→ EXERCISE
Note how many lines hold "this" and report that number by itself.
- - -
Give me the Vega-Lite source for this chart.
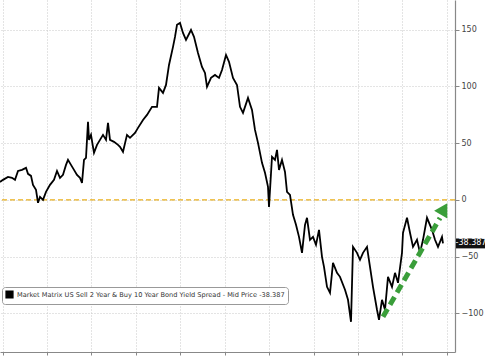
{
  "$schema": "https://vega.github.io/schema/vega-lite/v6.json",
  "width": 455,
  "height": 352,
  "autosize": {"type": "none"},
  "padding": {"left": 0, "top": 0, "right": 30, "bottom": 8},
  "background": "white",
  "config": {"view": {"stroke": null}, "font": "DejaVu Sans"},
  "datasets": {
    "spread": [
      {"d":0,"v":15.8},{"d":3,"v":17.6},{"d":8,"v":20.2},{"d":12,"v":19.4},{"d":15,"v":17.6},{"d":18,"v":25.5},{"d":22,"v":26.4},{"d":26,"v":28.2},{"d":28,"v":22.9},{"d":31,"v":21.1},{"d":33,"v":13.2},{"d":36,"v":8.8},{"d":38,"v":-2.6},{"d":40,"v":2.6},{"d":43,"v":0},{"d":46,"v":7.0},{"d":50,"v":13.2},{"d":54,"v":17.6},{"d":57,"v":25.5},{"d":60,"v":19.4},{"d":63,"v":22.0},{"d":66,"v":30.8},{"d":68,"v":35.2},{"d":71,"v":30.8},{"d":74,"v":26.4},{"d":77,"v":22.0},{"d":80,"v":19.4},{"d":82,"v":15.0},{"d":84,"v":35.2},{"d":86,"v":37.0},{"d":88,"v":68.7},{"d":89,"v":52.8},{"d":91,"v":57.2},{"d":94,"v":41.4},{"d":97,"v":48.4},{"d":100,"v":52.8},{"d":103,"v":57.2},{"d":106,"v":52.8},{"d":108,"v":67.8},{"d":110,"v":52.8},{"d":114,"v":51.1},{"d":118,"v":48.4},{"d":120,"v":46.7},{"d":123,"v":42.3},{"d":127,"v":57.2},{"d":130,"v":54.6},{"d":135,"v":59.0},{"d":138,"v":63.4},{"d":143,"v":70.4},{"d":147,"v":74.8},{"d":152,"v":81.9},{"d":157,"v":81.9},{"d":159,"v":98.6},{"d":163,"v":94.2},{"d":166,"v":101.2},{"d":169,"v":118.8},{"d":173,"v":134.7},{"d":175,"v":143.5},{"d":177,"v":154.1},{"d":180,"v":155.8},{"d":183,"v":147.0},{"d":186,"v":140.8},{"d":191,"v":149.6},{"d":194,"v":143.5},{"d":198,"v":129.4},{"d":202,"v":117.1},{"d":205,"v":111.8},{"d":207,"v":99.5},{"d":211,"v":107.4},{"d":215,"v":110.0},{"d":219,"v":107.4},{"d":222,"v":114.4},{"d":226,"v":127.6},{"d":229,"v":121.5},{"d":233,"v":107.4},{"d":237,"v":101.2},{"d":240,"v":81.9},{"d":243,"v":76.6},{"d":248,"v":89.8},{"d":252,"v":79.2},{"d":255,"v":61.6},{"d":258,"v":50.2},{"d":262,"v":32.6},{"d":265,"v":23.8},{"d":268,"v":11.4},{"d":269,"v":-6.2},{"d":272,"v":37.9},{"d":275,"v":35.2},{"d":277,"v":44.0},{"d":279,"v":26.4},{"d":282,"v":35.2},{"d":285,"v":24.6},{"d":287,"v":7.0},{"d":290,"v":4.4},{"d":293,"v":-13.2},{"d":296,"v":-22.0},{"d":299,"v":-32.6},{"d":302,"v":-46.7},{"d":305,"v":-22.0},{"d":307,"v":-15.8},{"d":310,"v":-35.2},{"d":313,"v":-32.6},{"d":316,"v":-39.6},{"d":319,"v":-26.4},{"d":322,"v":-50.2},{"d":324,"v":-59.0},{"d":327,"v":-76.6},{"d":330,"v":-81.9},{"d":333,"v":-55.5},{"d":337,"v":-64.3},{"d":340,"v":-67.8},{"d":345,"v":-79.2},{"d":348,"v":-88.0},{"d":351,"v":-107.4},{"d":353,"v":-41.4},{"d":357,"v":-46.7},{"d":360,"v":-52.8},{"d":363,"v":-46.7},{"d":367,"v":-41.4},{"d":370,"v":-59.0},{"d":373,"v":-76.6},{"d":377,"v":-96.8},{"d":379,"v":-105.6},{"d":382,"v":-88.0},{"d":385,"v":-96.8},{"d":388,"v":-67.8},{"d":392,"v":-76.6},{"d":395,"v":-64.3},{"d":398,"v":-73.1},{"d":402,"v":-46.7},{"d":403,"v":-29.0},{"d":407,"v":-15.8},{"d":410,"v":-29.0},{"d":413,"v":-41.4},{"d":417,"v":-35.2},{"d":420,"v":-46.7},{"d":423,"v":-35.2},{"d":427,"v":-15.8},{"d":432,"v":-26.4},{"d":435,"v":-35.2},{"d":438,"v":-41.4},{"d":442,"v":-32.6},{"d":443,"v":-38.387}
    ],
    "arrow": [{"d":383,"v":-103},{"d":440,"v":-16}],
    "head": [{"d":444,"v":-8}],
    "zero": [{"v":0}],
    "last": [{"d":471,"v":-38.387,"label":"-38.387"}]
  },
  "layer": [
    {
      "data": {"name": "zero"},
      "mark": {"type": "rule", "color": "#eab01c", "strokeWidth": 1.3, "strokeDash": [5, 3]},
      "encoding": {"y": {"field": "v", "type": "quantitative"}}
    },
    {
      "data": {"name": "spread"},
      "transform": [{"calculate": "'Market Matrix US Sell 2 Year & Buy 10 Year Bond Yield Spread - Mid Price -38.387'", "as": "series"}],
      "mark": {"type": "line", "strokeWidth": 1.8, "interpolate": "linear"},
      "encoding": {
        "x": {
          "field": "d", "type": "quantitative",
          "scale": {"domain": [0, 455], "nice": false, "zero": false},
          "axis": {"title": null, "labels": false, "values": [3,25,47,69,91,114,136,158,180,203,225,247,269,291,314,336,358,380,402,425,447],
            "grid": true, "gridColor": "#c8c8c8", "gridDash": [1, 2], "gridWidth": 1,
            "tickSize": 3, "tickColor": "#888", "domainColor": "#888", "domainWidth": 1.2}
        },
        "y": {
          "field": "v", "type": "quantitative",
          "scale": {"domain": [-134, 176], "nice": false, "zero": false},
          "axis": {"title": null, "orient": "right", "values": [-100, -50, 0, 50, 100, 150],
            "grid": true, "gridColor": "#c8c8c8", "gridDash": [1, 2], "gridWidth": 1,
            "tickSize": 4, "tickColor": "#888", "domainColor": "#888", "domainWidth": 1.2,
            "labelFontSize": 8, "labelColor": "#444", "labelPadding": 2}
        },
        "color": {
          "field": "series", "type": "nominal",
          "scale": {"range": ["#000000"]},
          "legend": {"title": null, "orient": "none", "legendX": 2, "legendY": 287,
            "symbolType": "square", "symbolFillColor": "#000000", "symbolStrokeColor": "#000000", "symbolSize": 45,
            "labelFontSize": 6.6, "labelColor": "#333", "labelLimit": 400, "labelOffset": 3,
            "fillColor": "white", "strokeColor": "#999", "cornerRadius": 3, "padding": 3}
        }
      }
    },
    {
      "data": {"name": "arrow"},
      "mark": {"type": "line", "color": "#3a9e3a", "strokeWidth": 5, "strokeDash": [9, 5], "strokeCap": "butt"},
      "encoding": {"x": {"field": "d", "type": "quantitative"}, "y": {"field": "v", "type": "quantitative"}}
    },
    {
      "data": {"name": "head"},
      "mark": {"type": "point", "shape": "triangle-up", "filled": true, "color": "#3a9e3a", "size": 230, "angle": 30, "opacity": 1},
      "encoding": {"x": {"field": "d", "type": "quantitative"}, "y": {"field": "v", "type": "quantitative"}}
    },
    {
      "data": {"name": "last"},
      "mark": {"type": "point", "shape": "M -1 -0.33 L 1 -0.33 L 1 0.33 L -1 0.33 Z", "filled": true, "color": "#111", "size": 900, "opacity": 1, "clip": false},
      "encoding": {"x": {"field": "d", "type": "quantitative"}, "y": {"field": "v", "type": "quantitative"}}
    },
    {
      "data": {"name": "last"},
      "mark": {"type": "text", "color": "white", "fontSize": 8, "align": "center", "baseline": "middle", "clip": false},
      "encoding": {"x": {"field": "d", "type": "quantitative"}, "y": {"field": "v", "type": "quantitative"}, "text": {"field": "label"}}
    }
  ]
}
- - -
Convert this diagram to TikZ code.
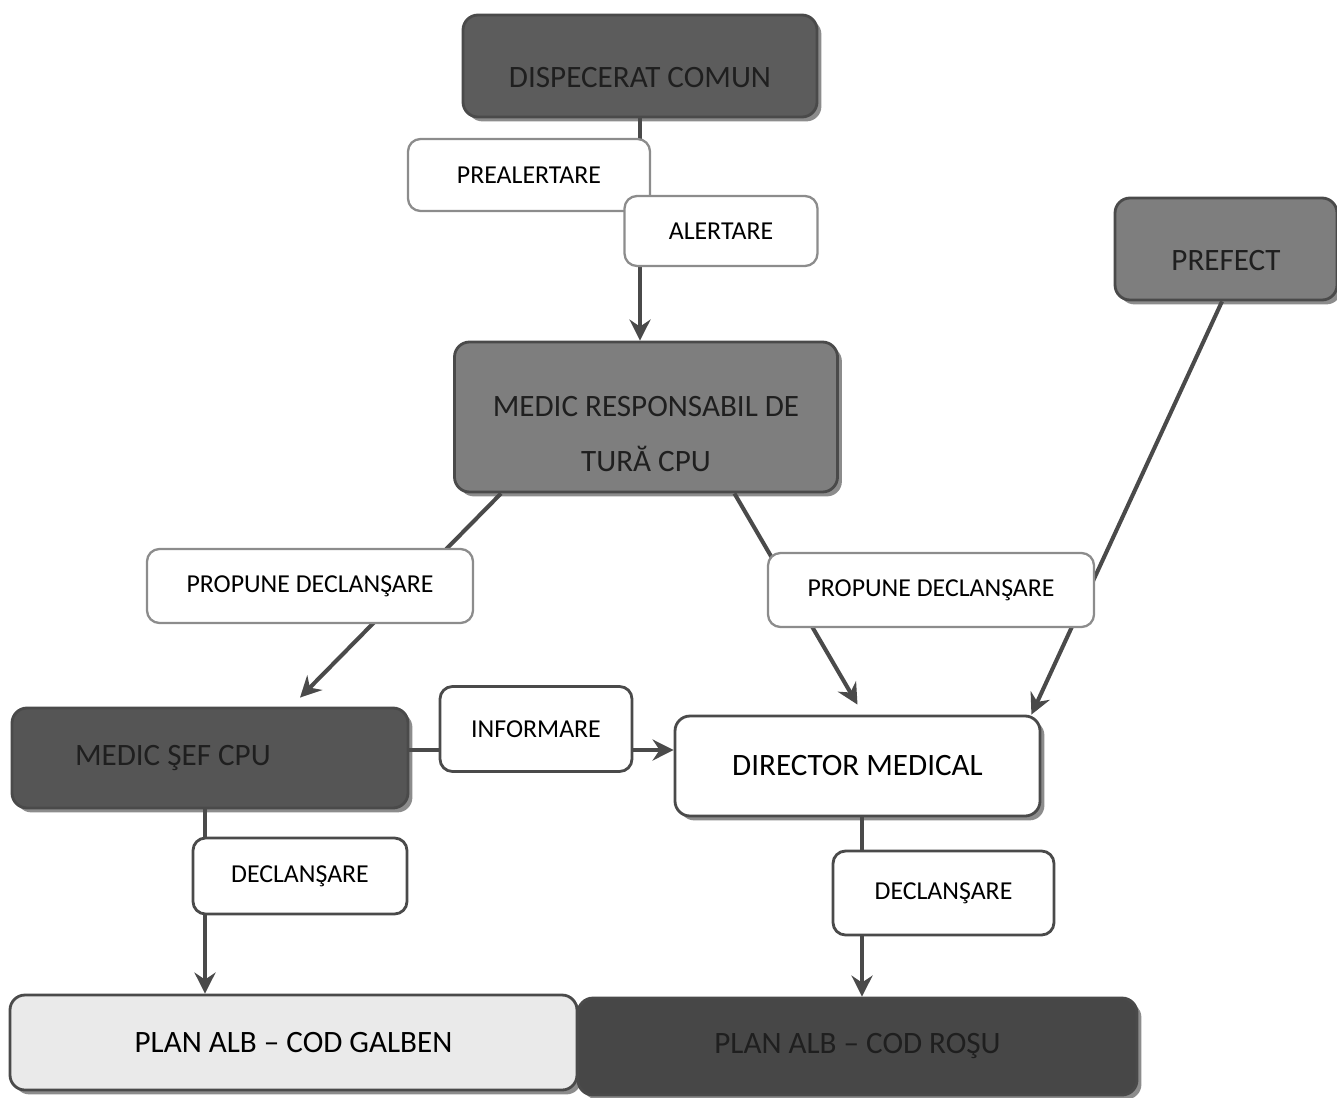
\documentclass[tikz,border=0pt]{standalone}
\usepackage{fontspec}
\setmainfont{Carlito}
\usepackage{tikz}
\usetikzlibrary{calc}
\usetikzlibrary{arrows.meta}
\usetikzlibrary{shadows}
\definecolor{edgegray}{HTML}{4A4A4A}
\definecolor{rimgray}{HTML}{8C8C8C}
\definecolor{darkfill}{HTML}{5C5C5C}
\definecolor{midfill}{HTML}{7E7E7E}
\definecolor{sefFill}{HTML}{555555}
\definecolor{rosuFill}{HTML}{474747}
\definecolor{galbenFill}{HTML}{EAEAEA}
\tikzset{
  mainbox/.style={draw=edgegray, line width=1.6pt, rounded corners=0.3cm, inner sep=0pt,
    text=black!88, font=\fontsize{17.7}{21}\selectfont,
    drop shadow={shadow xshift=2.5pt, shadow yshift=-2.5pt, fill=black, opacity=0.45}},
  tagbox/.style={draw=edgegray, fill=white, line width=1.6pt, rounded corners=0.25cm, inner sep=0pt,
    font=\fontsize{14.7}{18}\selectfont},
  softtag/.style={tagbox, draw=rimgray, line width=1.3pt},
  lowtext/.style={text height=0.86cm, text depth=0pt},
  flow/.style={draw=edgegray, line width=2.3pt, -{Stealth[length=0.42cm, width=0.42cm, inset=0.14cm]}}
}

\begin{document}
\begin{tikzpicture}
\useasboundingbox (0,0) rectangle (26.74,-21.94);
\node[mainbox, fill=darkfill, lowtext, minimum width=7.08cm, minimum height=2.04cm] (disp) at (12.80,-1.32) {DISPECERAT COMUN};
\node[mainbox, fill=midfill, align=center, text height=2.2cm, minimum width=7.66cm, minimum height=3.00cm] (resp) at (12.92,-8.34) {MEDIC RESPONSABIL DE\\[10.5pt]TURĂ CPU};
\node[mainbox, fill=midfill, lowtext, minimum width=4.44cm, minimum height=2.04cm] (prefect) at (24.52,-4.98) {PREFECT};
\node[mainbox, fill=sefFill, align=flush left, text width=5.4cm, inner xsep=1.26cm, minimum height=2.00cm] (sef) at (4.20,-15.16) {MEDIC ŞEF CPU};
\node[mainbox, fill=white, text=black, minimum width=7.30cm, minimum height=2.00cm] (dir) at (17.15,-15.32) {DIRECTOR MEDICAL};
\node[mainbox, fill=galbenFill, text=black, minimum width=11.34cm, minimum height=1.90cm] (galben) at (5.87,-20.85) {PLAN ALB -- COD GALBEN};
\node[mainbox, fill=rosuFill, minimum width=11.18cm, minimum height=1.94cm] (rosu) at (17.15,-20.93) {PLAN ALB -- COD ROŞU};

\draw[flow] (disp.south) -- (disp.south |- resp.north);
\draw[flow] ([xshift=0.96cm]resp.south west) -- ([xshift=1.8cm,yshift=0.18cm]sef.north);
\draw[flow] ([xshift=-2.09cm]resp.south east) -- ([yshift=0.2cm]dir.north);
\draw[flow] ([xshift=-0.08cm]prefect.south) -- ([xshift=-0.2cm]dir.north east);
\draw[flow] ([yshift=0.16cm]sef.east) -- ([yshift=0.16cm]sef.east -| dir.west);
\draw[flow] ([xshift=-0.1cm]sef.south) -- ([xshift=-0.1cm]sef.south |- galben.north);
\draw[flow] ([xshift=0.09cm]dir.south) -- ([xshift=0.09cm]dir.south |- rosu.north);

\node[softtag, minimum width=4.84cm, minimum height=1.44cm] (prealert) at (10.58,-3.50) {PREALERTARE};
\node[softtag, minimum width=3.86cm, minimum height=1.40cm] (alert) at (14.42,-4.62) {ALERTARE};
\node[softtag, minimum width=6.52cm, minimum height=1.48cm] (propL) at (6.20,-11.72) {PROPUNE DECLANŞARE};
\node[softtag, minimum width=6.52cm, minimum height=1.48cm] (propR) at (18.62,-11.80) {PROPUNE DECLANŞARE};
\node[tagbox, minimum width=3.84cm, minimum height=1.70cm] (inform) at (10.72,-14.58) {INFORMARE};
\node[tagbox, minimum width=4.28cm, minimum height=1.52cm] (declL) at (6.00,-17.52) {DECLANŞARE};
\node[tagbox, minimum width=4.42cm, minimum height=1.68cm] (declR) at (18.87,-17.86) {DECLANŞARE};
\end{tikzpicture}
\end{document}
- - -
→ FULL RESPONSE
2